I don't mean to devalue the work of IMAX filmmakers, including MacGillivray-Freeman filmmakers, from before Dolphins. Some of the films have been breathtaking. But they were, in their way, freak shows. "Look how big this is...and it's on a really big screen. Wait! Here's something even bigger!" It reminds me of the early work in movies and then in sound and then in color, as the effort to get the technology right overwhelmed the artfulness of the filmmaking. Here, it seems that they have been doing it long enough that they finally went from making IMAX films to making films.

Dolphins suggests that a great filmmaker can use the IMAX format to make films that happen to use the IMAX format and not just make the print real big, as Disney has done with Fantasia 2000, which is nice to experience on the huge screen, but clearly wasn't made with that experience in mind. Everest was a financial landmark for IMAX. Dolphins will stand as an aesthetic one.

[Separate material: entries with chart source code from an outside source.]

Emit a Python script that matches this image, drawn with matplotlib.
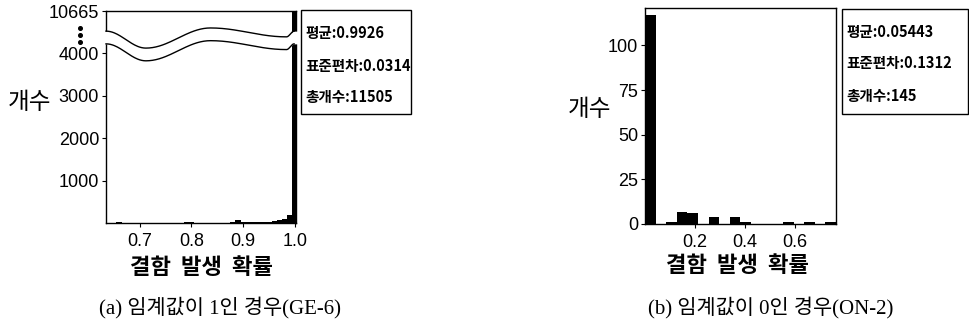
import matplotlib
matplotlib.use("Agg")
import matplotlib.pyplot as plt
import numpy as np
from matplotlib.patches import Rectangle
from matplotlib.lines import Line2D

KO = "Noto Sans CJK KR"
LAT = "Liberation Sans"
plt.rcParams["font.family"] = [LAT, KO]

# (a) threshold 1 (GE-6): bin centres, counts
a_centers = [0.64, 0.65, 0.66, 0.67, 0.68, 0.69, 0.70, 0.71, 0.72, 0.73,
             0.74, 0.75, 0.76, 0.77, 0.78, 0.79, 0.80, 0.81, 0.82, 0.83,
             0.84, 0.85, 0.86, 0.87, 0.88, 0.89, 0.90, 0.91, 0.92, 0.93,
             0.94, 0.95, 0.96, 0.97, 0.98, 0.99, 1.00]
a_counts = [0, 0, 25, 5, 5, 5, 5, 5, 5, 5,
            5, 5, 5, 5, 5, 15, 30, 8, 8, 8,
            8, 8, 8, 8, 30, 60, 25, 15, 20, 25,
            30, 35, 45, 60, 100, 200, 10665]
a_yticks = [1000, 2000, 3000, 4000]
a_xticks = [0.7, 0.8, 0.9, 1.0]
a_stats = ["평균:0.9926", "표준편차:0.0314", "총개수:11505"]

# (b) threshold 0 (ON-2): bin left edges, counts
b_width = 0.0425
b_edges = [i * b_width for i in range(18)]
b_counts = [117, 0, 1, 7, 6, 0, 4, 0, 4, 1, 0, 0, 0, 1, 0, 1, 0, 1]
b_yticks = [0, 25, 50, 75, 100]
b_xticks = [0.2, 0.4, 0.6]
b_stats = ["평균:0.05443", "표준편차:0.1312", "총개수:145"]

W, H = 970, 324
fig = plt.figure(figsize=(W / 100, H / 100), dpi=100)


def fx(px):
    return px / W


def fy(py):
    return 1 - py / H


def style_axes(ax):
    for s in ax.spines.values():
        s.set_linewidth(1.0)
        s.set_color("black")
    ax.tick_params(direction="out", length=3, width=0.8, labelsize=13, pad=2)
    ax.tick_params(axis="x", pad=4)


def stats_box(x0, x1, y0, y1, lines, tx, tys):
    fig.add_artist(Rectangle((fx(x0), fy(y1)), fx(x1 - x0), (y1 - y0) / H,
                             transform=fig.transFigure, fill=False,
                             edgecolor="black", linewidth=1.0))
    for t, y in zip(lines, tys):
        fig.text(fx(tx), fy(y), t, family=[KO], fontweight="bold",
                 fontsize=10.5, va="center", ha="left")


# ---- panel (a): broken y axis ----
ax1 = fig.add_axes([fx(106), fy(223), fx(190), 212 / H])
top = 4990
ax1.bar(a_centers, a_counts, width=0.01, color="black", linewidth=0)
ax1.set_xlim(0.635, 1.002)
ax1.set_ylim(0, top)
ax1.set_yticks(a_yticks + [top])
ax1.set_yticklabels([str(v) for v in a_yticks] + ["10665"])
ax1.set_xticks(a_xticks)
ax1.set_xticklabels([f"{v:.1f}" for v in a_xticks])
style_axes(ax1)

# wavy break band (axes coordinates)
nodes_x = [0.0, 0.21, 0.55, 0.95, 0.99]
nodes_y = [0.905, 0.825, 0.92, 0.878, 0.905]
xs, ys = [], []
for i in range(len(nodes_x) - 1):
    t = np.linspace(0, 1, 40)
    xs.append(nodes_x[i] + (nodes_x[i + 1] - nodes_x[i]) * t)
    ys.append(nodes_y[i] + (nodes_y[i + 1] - nodes_y[i]) * (1 - np.cos(np.pi * t)) / 2)
xs = np.concatenate(xs)
ys = np.concatenate(ys)
gap = 0.06
xf = np.concatenate([[-0.01], xs, [1.01]])
yf = np.concatenate([[ys[0]], ys, [ys[-1]]])
ax1.fill_between(xf, yf - gap, yf, color="white", transform=ax1.transAxes,
                 zorder=4, clip_on=False, linewidth=0)
ax1.plot(xs, ys, color="black", lw=1.0, transform=ax1.transAxes, zorder=5,
         clip_on=False)
ax1.plot(xs, ys - gap, color="black", lw=1.0, transform=ax1.transAxes,
         zorder=5, clip_on=False)
fig.add_artist(Line2D([fx(80)] * 3, [fy(28), fy(35), fy(42)], linestyle="none",
                      marker="o", markersize=2.6, color="black",
                      transform=fig.transFigure))

fig.text(fx(30), fy(102), "개수", family=[KO], fontsize=17, ha="center", va="center")
fig.text(fx(201), fy(268), "결함  발생  확률", family=[KO], fontsize=16,
         fontweight="bold", ha="center", va="center")
stats_box(301, 411, 10, 114, a_stats, 305, [33, 66, 97])
fig.text(fx(220), fy(307), "(a) 임계값이 1인 경우(GE-6)",
         family=["Liberation Serif", KO], fontsize=15, ha="center", va="center")

# ---- panel (b) ----
ax2 = fig.add_axes([fx(645), fy(224), fx(191), 216 / H])
ax2.bar(b_edges, b_counts, width=b_width, align="edge", color="black", linewidth=0)
ax2.set_xlim(0, 0.765)
ax2.set_ylim(0, 121)
ax2.set_yticks(b_yticks)
ax2.set_xticks(b_xticks)
ax2.set_xticklabels([f"{v:.1f}" for v in b_xticks])
style_axes(ax2)

fig.text(fx(590), fy(110), "개수", family=[KO], fontsize=17, ha="center", va="center")
fig.text(fx(738), fy(265), "결함  발생  확률", family=[KO], fontsize=16,
         fontweight="bold", ha="center", va="center")
stats_box(842, 968, 9, 114, b_stats, 846, [32, 63, 96])
fig.text(fx(771), fy(307), "(b) 임계값이 0인 경우(ON-2)",
         family=["Liberation Serif", KO], fontsize=15, ha="center", va="center")

fig.savefig("out.png", dpi=100)
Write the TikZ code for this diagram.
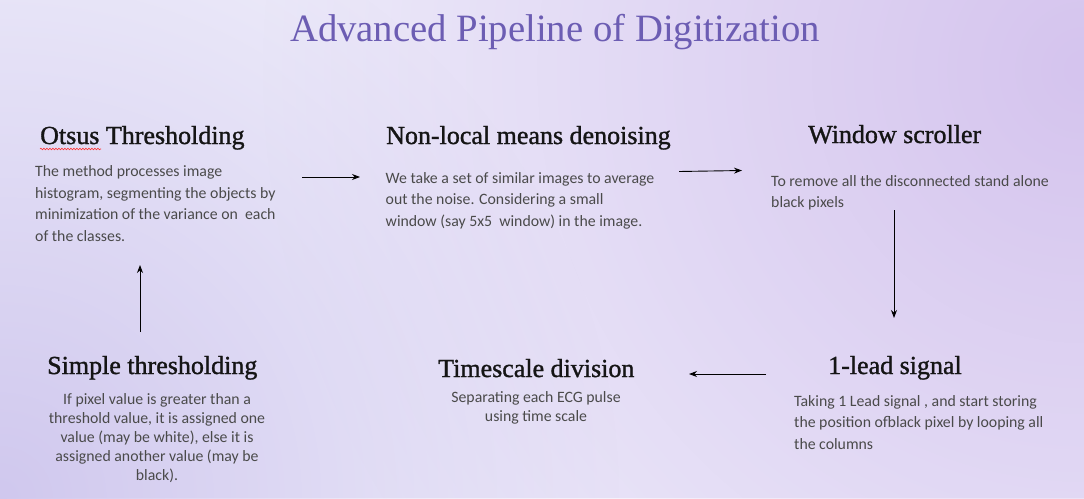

And by the way, it's also a very good film with a very compelling set of stories. I learned a lot about Dolphins (and about scientist Kathleen Dudzinski's tush which gets a lot of screen time covered only in a small red bikini bottom) and I had a good time doing it. Oddly enough, when I was off interviewing Jim Jarmusch about Ghost Dog, we talked about a relationship of best friends in his movie between two men who don't speak the same language, which is quite wonderful. In Dolphins, the relationships between some of the humans and the dolphins are equally compelling and actually have the same underlying meanings. Great.

I usually get antsy in an IMAX at some point in this middle, ready for it to stop showing me the vistas and to get on with the saga. Not this time. I was with the movie from start to finish, as it left me with just enough to thrill and inspire and provoke thought without landscaping me to within an inch of my life.

Unfortunately, Dolphins won't hit L.A. for a number of months because of the dearth of IMAX screens. But it will appear around the country and around the world in the next weeks. So if you are a huge IMAX fan or if you are tired of the format or if you haven't gone yet, Dolphins is a chance to see what IMAX can and should be.